**WHAT TO DO**
Reproduce the listing below exactly, minus its pictures.

** Start SOURCE EXCERPT **

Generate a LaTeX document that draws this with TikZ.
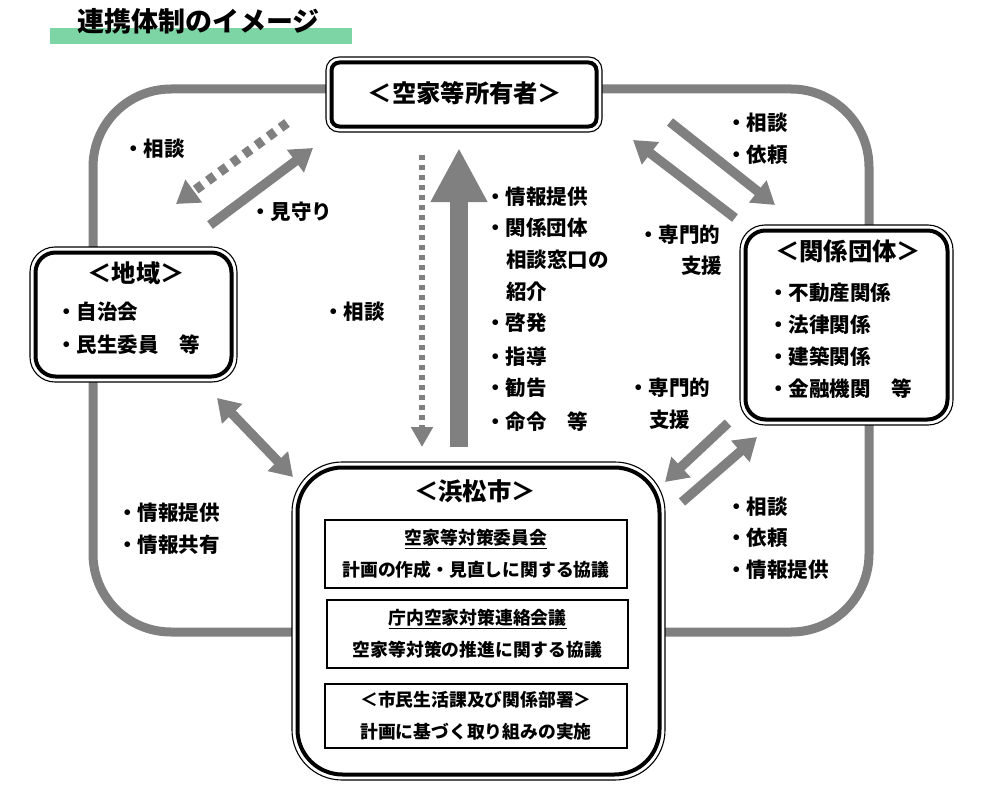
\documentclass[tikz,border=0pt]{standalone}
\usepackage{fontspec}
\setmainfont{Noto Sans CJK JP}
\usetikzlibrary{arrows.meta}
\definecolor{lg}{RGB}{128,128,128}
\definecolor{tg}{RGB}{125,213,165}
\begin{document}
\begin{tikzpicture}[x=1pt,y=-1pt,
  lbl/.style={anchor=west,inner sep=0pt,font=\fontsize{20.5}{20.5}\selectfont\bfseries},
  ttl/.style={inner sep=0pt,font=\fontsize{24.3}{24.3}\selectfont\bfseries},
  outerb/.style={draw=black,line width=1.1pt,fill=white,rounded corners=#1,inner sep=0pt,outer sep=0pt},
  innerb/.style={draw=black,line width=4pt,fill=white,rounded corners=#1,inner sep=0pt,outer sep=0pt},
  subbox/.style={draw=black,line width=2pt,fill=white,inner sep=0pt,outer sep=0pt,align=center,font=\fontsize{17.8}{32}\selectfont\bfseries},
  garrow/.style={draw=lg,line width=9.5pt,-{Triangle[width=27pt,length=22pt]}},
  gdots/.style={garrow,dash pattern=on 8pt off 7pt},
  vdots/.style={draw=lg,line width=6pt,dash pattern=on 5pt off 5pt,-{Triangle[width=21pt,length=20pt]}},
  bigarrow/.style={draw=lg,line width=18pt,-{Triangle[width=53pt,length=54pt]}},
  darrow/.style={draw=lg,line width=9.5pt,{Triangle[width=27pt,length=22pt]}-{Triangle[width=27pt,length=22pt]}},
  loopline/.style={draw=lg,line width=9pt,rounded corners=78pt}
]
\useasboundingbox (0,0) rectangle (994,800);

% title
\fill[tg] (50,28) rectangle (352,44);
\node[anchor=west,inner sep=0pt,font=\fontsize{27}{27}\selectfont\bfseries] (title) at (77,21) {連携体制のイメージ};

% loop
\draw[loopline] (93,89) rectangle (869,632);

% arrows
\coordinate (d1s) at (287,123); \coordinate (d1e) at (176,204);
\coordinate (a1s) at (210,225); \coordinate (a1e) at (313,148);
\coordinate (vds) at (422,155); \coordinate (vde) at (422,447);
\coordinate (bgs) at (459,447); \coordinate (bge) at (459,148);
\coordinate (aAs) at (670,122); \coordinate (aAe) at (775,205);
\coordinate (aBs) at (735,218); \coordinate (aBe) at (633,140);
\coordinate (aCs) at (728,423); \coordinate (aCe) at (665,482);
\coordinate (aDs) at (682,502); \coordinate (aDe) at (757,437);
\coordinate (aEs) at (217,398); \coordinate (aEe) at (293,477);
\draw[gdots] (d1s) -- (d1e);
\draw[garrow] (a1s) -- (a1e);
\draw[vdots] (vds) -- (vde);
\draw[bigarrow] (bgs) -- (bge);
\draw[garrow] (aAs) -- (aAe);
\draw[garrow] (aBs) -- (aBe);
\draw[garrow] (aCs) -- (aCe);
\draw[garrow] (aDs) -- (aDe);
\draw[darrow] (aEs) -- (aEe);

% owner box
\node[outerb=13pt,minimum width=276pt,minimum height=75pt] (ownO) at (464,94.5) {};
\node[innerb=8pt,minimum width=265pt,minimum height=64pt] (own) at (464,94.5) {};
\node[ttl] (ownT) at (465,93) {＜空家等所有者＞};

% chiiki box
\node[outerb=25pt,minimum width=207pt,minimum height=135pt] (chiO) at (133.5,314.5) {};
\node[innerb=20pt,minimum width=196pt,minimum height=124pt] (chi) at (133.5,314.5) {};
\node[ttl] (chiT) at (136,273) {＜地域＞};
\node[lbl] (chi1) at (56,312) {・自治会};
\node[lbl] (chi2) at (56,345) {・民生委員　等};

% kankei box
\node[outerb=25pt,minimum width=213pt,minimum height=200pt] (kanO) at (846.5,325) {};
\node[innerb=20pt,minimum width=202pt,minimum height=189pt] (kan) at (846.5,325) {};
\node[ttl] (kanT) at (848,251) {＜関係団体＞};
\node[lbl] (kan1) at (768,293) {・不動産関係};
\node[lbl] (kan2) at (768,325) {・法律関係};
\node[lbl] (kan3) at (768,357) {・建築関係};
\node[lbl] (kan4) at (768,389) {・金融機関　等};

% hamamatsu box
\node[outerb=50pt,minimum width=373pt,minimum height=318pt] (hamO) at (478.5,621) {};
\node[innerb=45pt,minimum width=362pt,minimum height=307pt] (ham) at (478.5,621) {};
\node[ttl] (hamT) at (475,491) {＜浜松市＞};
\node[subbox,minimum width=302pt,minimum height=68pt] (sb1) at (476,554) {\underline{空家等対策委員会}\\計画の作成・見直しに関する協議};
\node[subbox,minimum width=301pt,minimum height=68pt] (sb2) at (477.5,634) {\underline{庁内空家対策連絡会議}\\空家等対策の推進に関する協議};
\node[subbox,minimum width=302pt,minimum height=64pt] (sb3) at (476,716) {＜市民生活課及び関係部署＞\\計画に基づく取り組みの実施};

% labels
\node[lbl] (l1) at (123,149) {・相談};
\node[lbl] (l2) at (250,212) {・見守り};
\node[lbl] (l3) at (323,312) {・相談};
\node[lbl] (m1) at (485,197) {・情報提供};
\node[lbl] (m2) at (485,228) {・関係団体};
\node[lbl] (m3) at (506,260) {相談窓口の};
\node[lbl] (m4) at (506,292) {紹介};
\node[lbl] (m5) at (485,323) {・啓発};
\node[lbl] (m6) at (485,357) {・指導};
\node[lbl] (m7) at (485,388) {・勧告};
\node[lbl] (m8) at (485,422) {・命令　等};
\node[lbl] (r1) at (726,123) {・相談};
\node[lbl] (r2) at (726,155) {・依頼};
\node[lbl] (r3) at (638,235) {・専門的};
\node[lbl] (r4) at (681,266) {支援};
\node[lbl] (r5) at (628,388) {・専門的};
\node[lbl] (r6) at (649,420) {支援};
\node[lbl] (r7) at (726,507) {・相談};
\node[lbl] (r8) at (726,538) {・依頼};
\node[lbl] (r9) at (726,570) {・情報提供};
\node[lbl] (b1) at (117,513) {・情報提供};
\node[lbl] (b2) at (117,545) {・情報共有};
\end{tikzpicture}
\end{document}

** End SOURCE EXCERPT **

**FINISHED ANSWER**
Generate a LaTeX document that draws this with TikZ.
\documentclass[tikz,border=0pt]{standalone}
\usepackage{fontspec}
\setmainfont{Noto Sans CJK JP}
\usetikzlibrary{arrows.meta}
\definecolor{lg}{RGB}{128,128,128}
\definecolor{tg}{RGB}{125,213,165}
\begin{document}
\begin{tikzpicture}[x=1pt,y=-1pt,
  lbl/.style={anchor=west,inner sep=0pt,font=\fontsize{20.5}{20.5}\selectfont\bfseries},
  ttl/.style={inner sep=0pt,font=\fontsize{24.3}{24.3}\selectfont\bfseries},
  outerb/.style={draw=black,line width=1.1pt,fill=white,rounded corners=#1,inner sep=0pt,outer sep=0pt},
  innerb/.style={draw=black,line width=4pt,fill=white,rounded corners=#1,inner sep=0pt,outer sep=0pt},
  subbox/.style={draw=black,line width=2pt,fill=white,inner sep=0pt,outer sep=0pt,align=center,font=\fontsize{17.8}{32}\selectfont\bfseries},
  garrow/.style={draw=lg,line width=9.5pt,-{Triangle[width=27pt,length=22pt]}},
  gdots/.style={garrow,dash pattern=on 8pt off 7pt},
  vdots/.style={draw=lg,line width=6pt,dash pattern=on 5pt off 5pt,-{Triangle[width=21pt,length=20pt]}},
  bigarrow/.style={draw=lg,line width=18pt,-{Triangle[width=53pt,length=54pt]}},
  darrow/.style={draw=lg,line width=9.5pt,{Triangle[width=27pt,length=22pt]}-{Triangle[width=27pt,length=22pt]}},
  loopline/.style={draw=lg,line width=9pt,rounded corners=78pt}
]
\useasboundingbox (0,0) rectangle (994,800);

% title
\fill[tg] (50,28) rectangle (352,44);
\node[anchor=west,inner sep=0pt,font=\fontsize{27}{27}\selectfont\bfseries] (title) at (77,21) {連携体制のイメージ};

% loop
\draw[loopline] (93,89) rectangle (869,632);

% arrows
\coordinate (d1s) at (287,123); \coordinate (d1e) at (176,204);
\coordinate (a1s) at (210,225); \coordinate (a1e) at (313,148);
\coordinate (vds) at (422,155); \coordinate (vde) at (422,447);
\coordinate (bgs) at (459,447); \coordinate (bge) at (459,148);
\coordinate (aAs) at (670,122); \coordinate (aAe) at (775,205);
\coordinate (aBs) at (735,218); \coordinate (aBe) at (633,140);
\coordinate (aCs) at (728,423); \coordinate (aCe) at (665,482);
\coordinate (aDs) at (682,502); \coordinate (aDe) at (757,437);
\coordinate (aEs) at (217,398); \coordinate (aEe) at (293,477);
\draw[gdots] (d1s) -- (d1e);
\draw[garrow] (a1s) -- (a1e);
\draw[vdots] (vds) -- (vde);
\draw[bigarrow] (bgs) -- (bge);
\draw[garrow] (aAs) -- (aAe);
\draw[garrow] (aBs) -- (aBe);
\draw[garrow] (aCs) -- (aCe);
\draw[garrow] (aDs) -- (aDe);
\draw[darrow] (aEs) -- (aEe);

% owner box
\node[outerb=13pt,minimum width=276pt,minimum height=75pt] (ownO) at (464,94.5) {};
\node[innerb=8pt,minimum width=265pt,minimum height=64pt] (own) at (464,94.5) {};
\node[ttl] (ownT) at (465,93) {＜空家等所有者＞};

% chiiki box
\node[outerb=25pt,minimum width=207pt,minimum height=135pt] (chiO) at (133.5,314.5) {};
\node[innerb=20pt,minimum width=196pt,minimum height=124pt] (chi) at (133.5,314.5) {};
\node[ttl] (chiT) at (136,273) {＜地域＞};
\node[lbl] (chi1) at (56,312) {・自治会};
\node[lbl] (chi2) at (56,345) {・民生委員　等};

% kankei box
\node[outerb=25pt,minimum width=213pt,minimum height=200pt] (kanO) at (846.5,325) {};
\node[innerb=20pt,minimum width=202pt,minimum height=189pt] (kan) at (846.5,325) {};
\node[ttl] (kanT) at (848,251) {＜関係団体＞};
\node[lbl] (kan1) at (768,293) {・不動産関係};
\node[lbl] (kan2) at (768,325) {・法律関係};
\node[lbl] (kan3) at (768,357) {・建築関係};
\node[lbl] (kan4) at (768,389) {・金融機関　等};

% hamamatsu box
\node[outerb=50pt,minimum width=373pt,minimum height=318pt] (hamO) at (478.5,621) {};
\node[innerb=45pt,minimum width=362pt,minimum height=307pt] (ham) at (478.5,621) {};
\node[ttl] (hamT) at (475,491) {＜浜松市＞};
\node[subbox,minimum width=302pt,minimum height=68pt] (sb1) at (476,554) {\underline{空家等対策委員会}\\計画の作成・見直しに関する協議};
\node[subbox,minimum width=301pt,minimum height=68pt] (sb2) at (477.5,634) {\underline{庁内空家対策連絡会議}\\空家等対策の推進に関する協議};
\node[subbox,minimum width=302pt,minimum height=64pt] (sb3) at (476,716) {＜市民生活課及び関係部署＞\\計画に基づく取り組みの実施};

% labels
\node[lbl] (l1) at (123,149) {・相談};
\node[lbl] (l2) at (250,212) {・見守り};
\node[lbl] (l3) at (323,312) {・相談};
\node[lbl] (m1) at (485,197) {・情報提供};
\node[lbl] (m2) at (485,228) {・関係団体};
\node[lbl] (m3) at (506,260) {相談窓口の};
\node[lbl] (m4) at (506,292) {紹介};
\node[lbl] (m5) at (485,323) {・啓発};
\node[lbl] (m6) at (485,357) {・指導};
\node[lbl] (m7) at (485,388) {・勧告};
\node[lbl] (m8) at (485,422) {・命令　等};
\node[lbl] (r1) at (726,123) {・相談};
\node[lbl] (r2) at (726,155) {・依頼};
\node[lbl] (r3) at (638,235) {・専門的};
\node[lbl] (r4) at (681,266) {支援};
\node[lbl] (r5) at (628,388) {・専門的};
\node[lbl] (r6) at (649,420) {支援};
\node[lbl] (r7) at (726,507) {・相談};
\node[lbl] (r8) at (726,538) {・依頼};
\node[lbl] (r9) at (726,570) {・情報提供};
\node[lbl] (b1) at (117,513) {・情報提供};
\node[lbl] (b2) at (117,545) {・情報共有};
\end{tikzpicture}
\end{document}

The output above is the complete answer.